9 “Everything Falls Apart, Part 1” (Artspace, Sydney; curated by Mark Feary and Blair French) A pointed rejoinder to the feel-good globalism of this year’s Biennale of Sydney, the first installment of this two-part show (I didn’t see the second) was dominated by Occupy—Sarah Goffman’s remade signs and Jem Cohen’s appropriately scrappy films of the activities in Zuccotti Park. Rather than presenting an affect of false optimism or cynical reason, “Everything Falls Apart” offered a much-needed history lesson: As Phil Collins’s marxism today (prologue), 2010, reminded us, the fall of the Soviet Union left in its wake not only a global power vacuum filled by the US war machine but a slow ebbing away in the academy of a commitment to teaching alternatives to US hegemony, perhaps resulting in a dearth of rigorous structural thinking about what makes the current financial crisis so profitable for the 1 percent.

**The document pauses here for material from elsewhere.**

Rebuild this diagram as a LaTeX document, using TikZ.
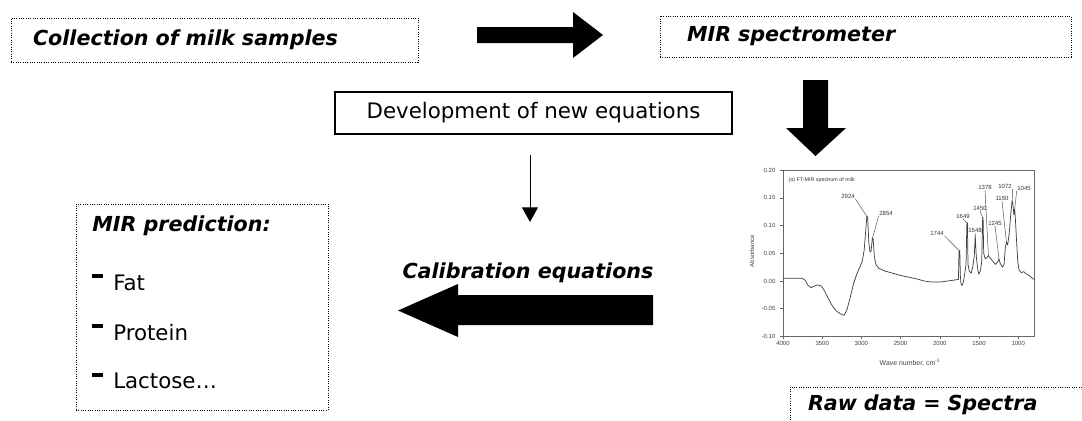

10 “Now Dig This! Art and Black Los Angeles 1960–1980” (Hammer Museum, Los Angeles; curated by Kellie Jones) This show had it all: the ascent of Los Angeles as a postwar art center, the recognition of performance as a structural element of contemporary art, and gender parity. Additionally, it introduced me to lesser-known artists (Noah Purifoy) while reframing well-known ones (David Hammons). But mostly I loved the deeply intelligent narrative arc provided by Jones. She showed us—visually, conceptually, historically—how we got from the race-positive imagery of master printer Charles White to the funky exploration of the body offered by Senga Nengudi, all the while insisting that no story of twentieth-century art is anywhere near complete without acknowledging the centrality of art made by African Americans.

Helen Molesworth is the Barbara Lee chief curator at the Institute of Contemporary Art, Boston, where her exhibition “This Will Have Been: Art, Love & Politics in the 1980s” is on view through March 3. She is currently organizing Amy Sillman’s first museum survey and working on an exhibition of paintings by Steve Locke.